I don't particularly know where it comes from.

But, I have actually experienced something in a way with cheap off the wall Skullcandy headphones a long time ago (take it with a grain of salt). This was before I found the space and ended up with V-MODA Crossfade M-100 master that changed my listening experience.

I was once gifted a pair of Skullcandy Lowrider on-ear, they had a detachable TRRS in-line mic cable. That cable sucked, one day that cable started catching this static sound that got annoying. So I scrapped the in-line cable and bought a regular TRSS/TRSS AUX from I think Ugreen on Amazon. That cable made a subtle but noticeable difference in both volume and sound. I wouldn't say it completely changed the soundstage or anything like that, but the headphones did get a slight bump in volume and also the sound was a little more defined, nothing drastic though. The low end sounded tighter and there was a slight bit of instrument separation effect because of it too because they didn't completely sound blended together like a muddy mess as before. By comparison of what I have now those headphones are shit.

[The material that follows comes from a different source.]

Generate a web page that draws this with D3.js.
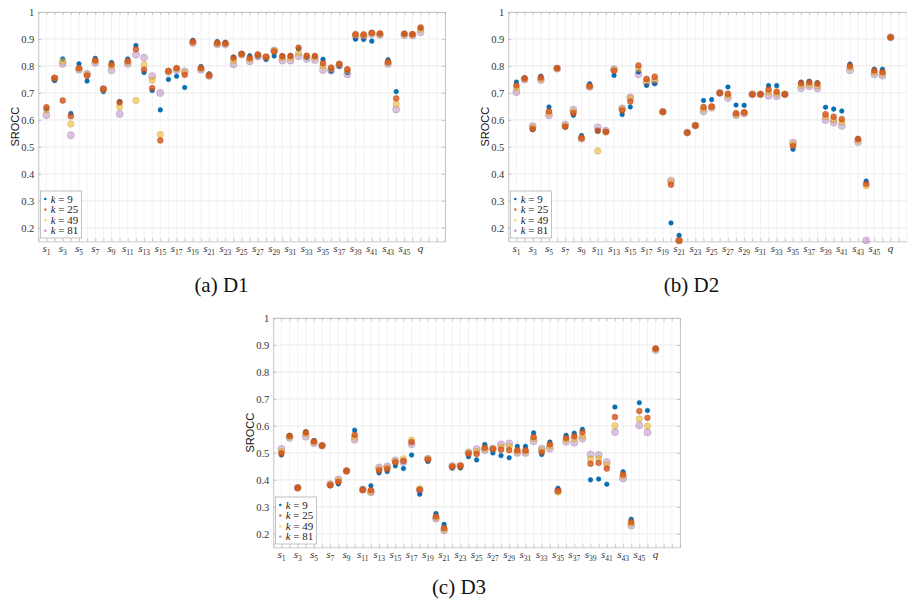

My theory on that was that the newer cable most likely had higher quality shielding with better material conduction for the input connection and the trrs connections, without any mic in between meant there was a more secure connection and signal passthrough being delivered with a secure contact connection from end to end as the original cable was in-line trs/trrs. But the input in the headphones cup could also take trrs.

I also play guitar, though instrument cables work a little differently in this area since it's analog rather than digital signals traveling.Quality makes a difference. Cheap cables affect tone and pick up electrical interference that translates to unwanted hum, in some cases just touching it would cause it too. Higher quality shielded cables will eliminate the hum, length also matters here as shorter cables produce better sound due to having less signal loss than longer cables. That loss in signal can actually be felt while playing because there's milliseconds of latency making guitar playing not feel as snappy and immediate the moment a string is hit.

So ideally for headphones, I think maybe for some a cable might make a subtle difference rather than a drastic one if the original cable is poor quality ..or it might not make a difference at all. There's variables to take into account too, but I'm not a sound engineer to get into the whole science of audio and cables, this is just my hands on experience with some things. By relative theory, what I think ..could also just be complete shit by another's personal perception experiences and scepticism. Naturally I wouldn't hold it against anyone either because audio tech science is weird.